‘Fake news’: Army dismisses reports on employment of microwave weapon by China in eastern Ladakh

Earlier, a leading UK daily reported that PLA used microwave weapon on Indian troops deployed in eastern Ladakh. The Indian Army said that no such incident has taken place in Ladakh.

New Delhi: The Indian Army on Tuesday dismissed reports on the employment of microwave weapon by China in eastern Ladakh, calling it ‘fake’ news.

“Media articles on employment of microwave weapons in Eastern Ladakh are baseless. The news is FAKE,” the Indian Army said in a tweet.

A leading UK daily earlier reported that China’s People’s Liberation Army used microwave weapon on Indian troops deployed at two strategic hilltops in eastern Ladakh.

The use of weapon turned the hilltops “into a microwave oven”, forcing Indian soldiers to retreat and allowing the positions to be retaken by the Chinese without an exchange of conventional fire, The Times reported.
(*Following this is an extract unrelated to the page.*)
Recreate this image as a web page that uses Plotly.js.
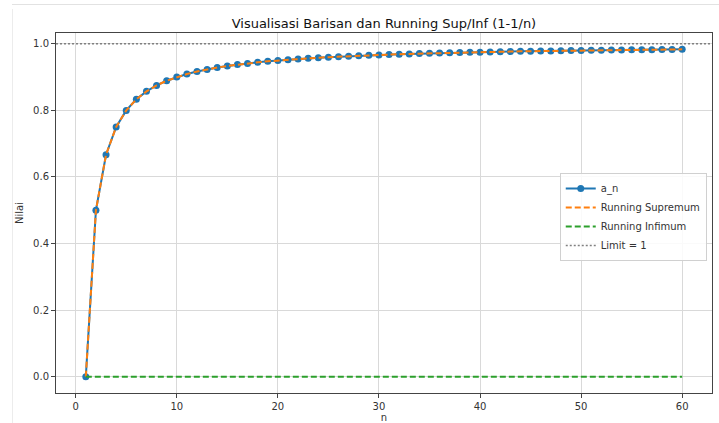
<!DOCTYPE html>
<html>
<head>
<meta charset="utf-8">
<script src="https://cdn.plot.ly/plotly-3.0.1.min.js"></script>
<style>
  html, body { margin: 0; padding: 0; background: #fff; }
  #wrap { position: relative; width: 719px; height: 423px; overflow: hidden; }
  #chart { position: absolute; left: 0; top: 0; width: 719px; height: 423px; }
  .frameTop { position: absolute; left: 12px; top: 4px; width: 707px; height: 0; border-top: 1px solid #e2e2e2; pointer-events: none; }
  .frameLeft { position: absolute; left: 12px; top: 9px; width: 0; height: 414px; border-left: 1px solid #ececec; pointer-events: none; }
</style>
</head>
<body>
<div id="wrap">
  <div id="chart"></div>
  <div class="frameTop"></div>
  <div class="frameLeft"></div>
</div>
<script>
const nValues = [1,2,3,4,5,6,7,8,9,10,11,12,13,14,15,16,17,18,19,20,
  21,22,23,24,25,26,27,28,29,30,31,32,33,34,35,36,37,38,39,40,
  41,42,43,44,45,46,47,48,49,50,51,52,53,54,55,56,57,58,59,60];

const aN = [0, 0.5, 0.6667, 0.75, 0.8, 0.8333, 0.8571, 0.875, 0.8889, 0.9,
  0.9091, 0.9167, 0.9231, 0.9286, 0.9333, 0.9375, 0.9412, 0.9444, 0.9474, 0.95,
  0.9524, 0.9545, 0.9565, 0.9583, 0.96, 0.9615, 0.963, 0.9643, 0.9655, 0.9667,
  0.9677, 0.9688, 0.9697, 0.9706, 0.9714, 0.9722, 0.973, 0.9737, 0.9744, 0.975,
  0.9756, 0.9762, 0.9767, 0.9773, 0.9778, 0.9783, 0.9787, 0.9792, 0.9796, 0.98,
  0.9804, 0.9808, 0.9811, 0.9815, 0.9818, 0.9821, 0.9825, 0.9828, 0.9831, 0.9833];

const runningSup = [0, 0.5, 0.6667, 0.75, 0.8, 0.8333, 0.8571, 0.875, 0.8889, 0.9,
  0.9091, 0.9167, 0.9231, 0.9286, 0.9333, 0.9375, 0.9412, 0.9444, 0.9474, 0.95,
  0.9524, 0.9545, 0.9565, 0.9583, 0.96, 0.9615, 0.963, 0.9643, 0.9655, 0.9667,
  0.9677, 0.9688, 0.9697, 0.9706, 0.9714, 0.9722, 0.973, 0.9737, 0.9744, 0.975,
  0.9756, 0.9762, 0.9767, 0.9773, 0.9778, 0.9783, 0.9787, 0.9792, 0.9796, 0.98,
  0.9804, 0.9808, 0.9811, 0.9815, 0.9818, 0.9821, 0.9825, 0.9828, 0.9831, 0.9833];

const runningInf = [0,0,0,0,0,0,0,0,0,0,0,0,0,0,0,0,0,0,0,0,
  0,0,0,0,0,0,0,0,0,0,0,0,0,0,0,0,0,0,0,0,
  0,0,0,0,0,0,0,0,0,0,0,0,0,0,0,0,0,0,0,0];

const limitValue = 1;
const xTickVals = [0, 10, 20, 30, 40, 50, 60];
const yTickVals = [0.0, 0.2, 0.4, 0.6, 0.8, 1.0];
const yTickText = ["0.0", "0.2", "0.4", "0.6", "0.8", "1.0"];

const xRange = [-1.95, 62.95];
const yRange = [-0.0492, 1.0325];

const font = "DejaVu Sans, Verdana, sans-serif";

const traces = [
  {
    x: nValues, y: aN, name: "a_n", type: "scatter", mode: "lines+markers",
    line: { color: "#1f77b4", width: 2 },
    marker: { color: "#1f77b4", size: 7 }
  },
  {
    x: nValues, y: runningSup, name: "Running Supremum", type: "scatter", mode: "lines",
    line: { color: "#ff7f0e", width: 2, dash: "6px,3px" }
  },
  {
    x: nValues, y: runningInf, name: "Running Infimum", type: "scatter", mode: "lines",
    line: { color: "#2ca02c", width: 2, dash: "6px,3px" }
  },
  {
    x: xRange, y: [limitValue, limitValue], name: "Limit = 1", type: "scatter", mode: "lines",
    line: { color: "#808080", width: 1.5, dash: "2px,2px" }
  }
];

const axisCommon = {
  showgrid: true, gridcolor: "#d9d9d9", gridwidth: 1,
  zeroline: false, showline: true, mirror: true, linecolor: "#444", linewidth: 1,
  ticks: "outside", ticklen: 4, tickcolor: "#444", tickwidth: 1,
  tickfont: { family: font, size: 10, color: "#333" }
};

const layout = {
  width: 719, height: 423,
  margin: { l: 56, r: 7, t: 33, b: 30 },
  paper_bgcolor: "#fff", plot_bgcolor: "#fff",
  title: {
    text: "Visualisasi Barisan dan Running Sup/Inf (1-1/n)",
    font: { family: font, size: 13, color: "#111" },
    x: 0.534, xanchor: "center", y: 0.945, yanchor: "middle", yref: "container"
  },
  xaxis: Object.assign({}, axisCommon, {
    range: xRange, tickvals: xTickVals,
    title: { text: "n", font: { family: font, size: 10, color: "#333" }, standoff: 2 }
  }),
  yaxis: Object.assign({}, axisCommon, {
    range: yRange, tickvals: yTickVals, ticktext: yTickText,
    title: { text: "Nilai", font: { family: font, size: 10, color: "#333" }, standoff: 7 }
  }),
  showlegend: true,
  legend: {
    x: 0.992, xanchor: "right", y: 0.611, yanchor: "top",
    bgcolor: "rgba(255,255,255,0.85)", bordercolor: "#d0d0d0", borderwidth: 1,
    font: { family: font, size: 10, color: "#333" },
    itemwidth: 30, tracegroupgap: 0
  }
};

Plotly.newPlot("chart", traces, layout, { displayModeBar: false, staticPlot: true });
</script>
</body>
</html>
The report was based on claims made by Jin Canrong, a professor of international relations at Beijing-based Renmin University.

The professor said during a lecture that the use of the weapon helped the PLA adhere to no-live-shot rule while dealing with Indian soldiers at the standoff point. “The microwave attack was said to have taken place on August 29,” he stated.
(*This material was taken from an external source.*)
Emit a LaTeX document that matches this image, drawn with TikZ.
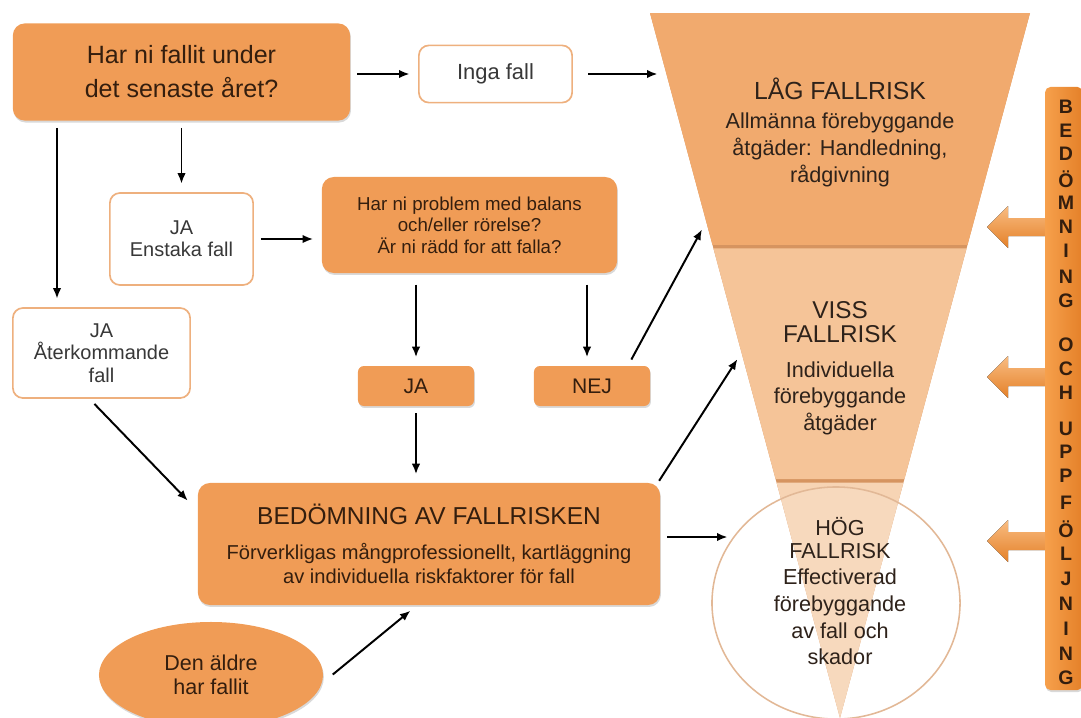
\documentclass[tikz,border=0pt]{standalone}
\usepackage{fontspec}
\setmainfont{Liberation Sans}
\usetikzlibrary{arrows.meta,calc,shadows,shapes.geometric}

\definecolor{boxorange}{RGB}{240,156,86}
\definecolor{boxtext}{RGB}{52,30,14}
\definecolor{boxline}{RGB}{238,176,126}
\definecolor{graytext}{RGB}{56,56,56}
\definecolor{lagfill}{RGB}{241,170,110}
\definecolor{vissfill}{RGB}{245,196,152}
\definecolor{hogfill}{RGB}{247,212,180}
\definecolor{bandfill}{RGB}{214,148,96}
\definecolor{ringline}{RGB}{226,184,150}
\definecolor{risktext}{RGB}{46,34,26}
\definecolor{barlight}{RGB}{246,160,76}
\definecolor{bardark}{RGB}{228,128,40}

\begin{document}
\begin{tikzpicture}[x=0.025cm,y=-0.025cm,
  orangebox/.style={fill=boxorange, rounded corners=0.3cm, text=boxtext, align=center,
    drop shadow={shadow xshift=0.6pt, shadow yshift=-1.4pt, opacity=0.3}},
  whitebox/.style={draw=boxline, line width=1.2pt, fill=white, rounded corners=0.25cm,
    text=graytext, align=center},
  conn/.style={-{Latex[length=7.5pt,width=6pt]}, line width=1.4pt, shorten <=5pt, shorten >=6pt},
  risktxt/.style={text=risktext, align=center},
  bokstav/.style={text=boxtext, font=\fontsize{13.9}{14}\selectfont\bfseries},
  blockpil/.style={top color=barlight!70!white, bottom color=bardark}]

\useasboundingbox (0,0) rectangle (1081,718);

\node[orangebox, minimum width=8.43cm, minimum height=2.43cm,
  font=\fontsize{17.8}{24.2}\selectfont] (fraga) at (181.5,72) {Har ni fallit under\\det senaste året?};
\node[whitebox, minimum width=3.83cm, minimum height=1.43cm,
  font=\fontsize{15.6}{18}\selectfont] (inga) at (495.5,74) {Inga fall};
\node[whitebox, minimum width=3.58cm, minimum height=2.3cm,
  font=\fontsize{14.2}{15.6}\selectfont] (enstaka) at (181.5,239) {JA\\Enstaka fall};
\node[whitebox, minimum width=4.43cm, minimum height=2.25cm,
  font=\fontsize{14.2}{16}\selectfont] (ater) at (101.5,353) {JA\\Återkommande\\fall};
\node[orangebox, minimum width=7.38cm, minimum height=2.4cm,
  font=\fontsize{13.3}{15.3}\selectfont] (balans) at (469.5,225)
  {Har ni problem med balans\\och/eller rörelse?\\Är ni rädd for att falla?};
\node[orangebox, rounded corners=0.15cm, minimum width=2.9cm, minimum height=1cm,
  font=\fontsize{15}{16}\selectfont] (ja) at (416,386) {JA};
\node[orangebox, rounded corners=0.15cm, minimum width=2.9cm, minimum height=1cm,
  font=\fontsize{15}{16}\selectfont] (nej) at (592,386) {NEJ};
\node[orangebox, minimum width=11.55cm, minimum height=3.05cm,
  font=\fontsize{14.3}{17}\selectfont] (bed) at (429,544)
  {{\fontsize{17.4}{17}\selectfont BEDÖMNING AV FALLRISKEN}\\[8pt]Förverkligas mångprofessionellt, kartläggning\\av individuella riskfaktorer för fall};
\node[orangebox, ellipse, minimum width=5.6cm, minimum height=2.65cm,
  font=\fontsize{15.3}{17}\selectfont] (aldre) at (211,675) {Den äldre\\har fallit};

\coordinate (ftl) at (650,13);
\coordinate (ftr) at (1030,13);
\coordinate (fap) at (840,718);
\fill[bandfill] (ftl) -- (ftr) -- (fap) -- cycle;
\fill[lagfill] (ftl) -- (ftr) -- ($(ftr)!0.329!(fap)$) -- ($(ftl)!0.329!(fap)$) -- cycle;
\fill[vissfill] ($(ftl)!0.334!(fap)$) -- ($(ftr)!0.334!(fap)$) -- ($(ftr)!0.661!(fap)$) -- ($(ftl)!0.661!(fap)$) -- cycle;
\fill[hogfill] ($(ftl)!0.666!(fap)$) -- ($(ftr)!0.666!(fap)$) -- (fap) -- cycle;
\node[ellipse, draw=ringline, line width=1.1pt, fill=white, fill opacity=0.12,
  minimum width=6.2cm, minimum height=5.8cm] (hog) at (836,603) {};

\node[risktxt, font=\fontsize{17.6}{20}\selectfont] (lagrubrik) at (840,89) {LÅG FALLRISK};
\node[risktxt, font=\fontsize{15.4}{19.2}\selectfont] (lagtext) at (840,150)
  {Allmänna förebyggande\\åtgäder: Handledning,\\rådgivning};
\node[risktxt, font=\fontsize{17.3}{17}\selectfont] (vissrubrik) at (840,322) {VISS\\FALLRISK};
\node[risktxt, font=\fontsize{15.4}{18.8}\selectfont] (visstext) at (840,398)
  {Individuella\\förebyggande\\åtgäder};
\node[risktxt, font=\fontsize{15.4}{15.8}\selectfont] (hogrubrik) at (840,538) {HÖG\\FALLRISK};
\node[risktxt, font=\fontsize{15.4}{19}\selectfont] (hogtext) at (840,617)
  {Effectiverad\\förebyggande\\av fall och\\skador};

\foreach \y in {227,377,541}
  \fill[blockpil] (987,\y) -- (1008,\y-21) -- (1008,\y-9) -- (1048,\y-9)
    -- (1048,\y+9) -- (1008,\y+9) -- (1008,\y+21) -- cycle;
\node[rounded corners=4pt, left color=barlight, right color=bardark,
  minimum width=0.95cm, minimum height=15.075cm,
  drop shadow={shadow xshift=0.6pt, shadow yshift=-1.4pt, opacity=0.3}] (bar) at (1064,388.5) {};
\foreach \ch/\y in {B/107,E/131,D/154,Ö/179,M/203,N/227,I/251,N/277,G/301,
    O/345,C/369,H/393,U/429,P/452,P/476,F/503,Ö/529,L/554,J/579,N/604,I/629,N/654,G/678}
  \node[bokstav] (b\y) at (1066,\y) {\ch};

\coordinate (lagin) at (666,74);
\coordinate (lagnej) at (706,222);
\coordinate (vissin) at (742,352);
\coordinate (hogin) at (736,537);

\draw[conn] (fraga.east |- inga.west) -- (inga.west);
\draw[conn, shorten <=11pt] (inga.east) -- (lagin);
\draw[conn] (fraga.south -| enstaka.north) -- (enstaka.north);
\draw[conn] (fraga.south -| 57,0) -- (ater.north -| 57,0);
\draw[conn] (enstaka.east) -- (enstaka.east -| balans.west);
\draw[conn, shorten <=8pt] (balans.south -| ja.north) -- (ja.north);
\draw[conn, shorten <=8pt] (balans.south -| 587,0) -- (nej.north -| 587,0);
\draw[conn] ($(nej.north)+(36,0)$) -- (lagnej);
\draw[conn] (ja.south) -- (ja.south |- bed.north);
\draw[conn] ($(ater.south)+(-12,0)$) -- ($(bed.north west)+(-4,24)$);
\draw[conn] ($(bed.north east)+(-5,4)$) -- (vissin);
\draw[conn] ($(bed.east)+(0,-7)$) -- (hogin);
\draw[conn] ($(aldre.east)+(4,4)$) -- ($(bed.south)+(-12,0)$);
\end{tikzpicture}
\end{document}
As per a February 2019 report in en.people.cn, China was working on a non-lethal weapon system based on microwave radar technology.

The chief engineer of the project, surnamed Su, was quoted as saying that Microwave Active Denial System works by shooting millimetre microwaves at targets, which can cause the pain nerve under the skin to ache in a bid to effectively halt the objective’s violent actions and disperse targets.

According to a 2008 New Scientist report, microwaves can heat body tissues, “causing a shockwave inside the skull that can be detected by the ears”.

The revelation has come on the back of reports that during the ongoing military and diplomatic talks to resolve the months-long border dispute, India and China have reached a not-yet-signed verbal agreement on disengagement along the Line of Actual Control, starting from Pangong Tso (lake).

It was reported that as part of the disengagement plan reached, whose timeline was yet to be finalised, China would retreat to Finger 8 on the north bank of Pangong lake while India would go back to its position which existed pre-April/May.

The two sides would then engage on the southern bank of the Pangong Tso before the disengagement moves to Depsang.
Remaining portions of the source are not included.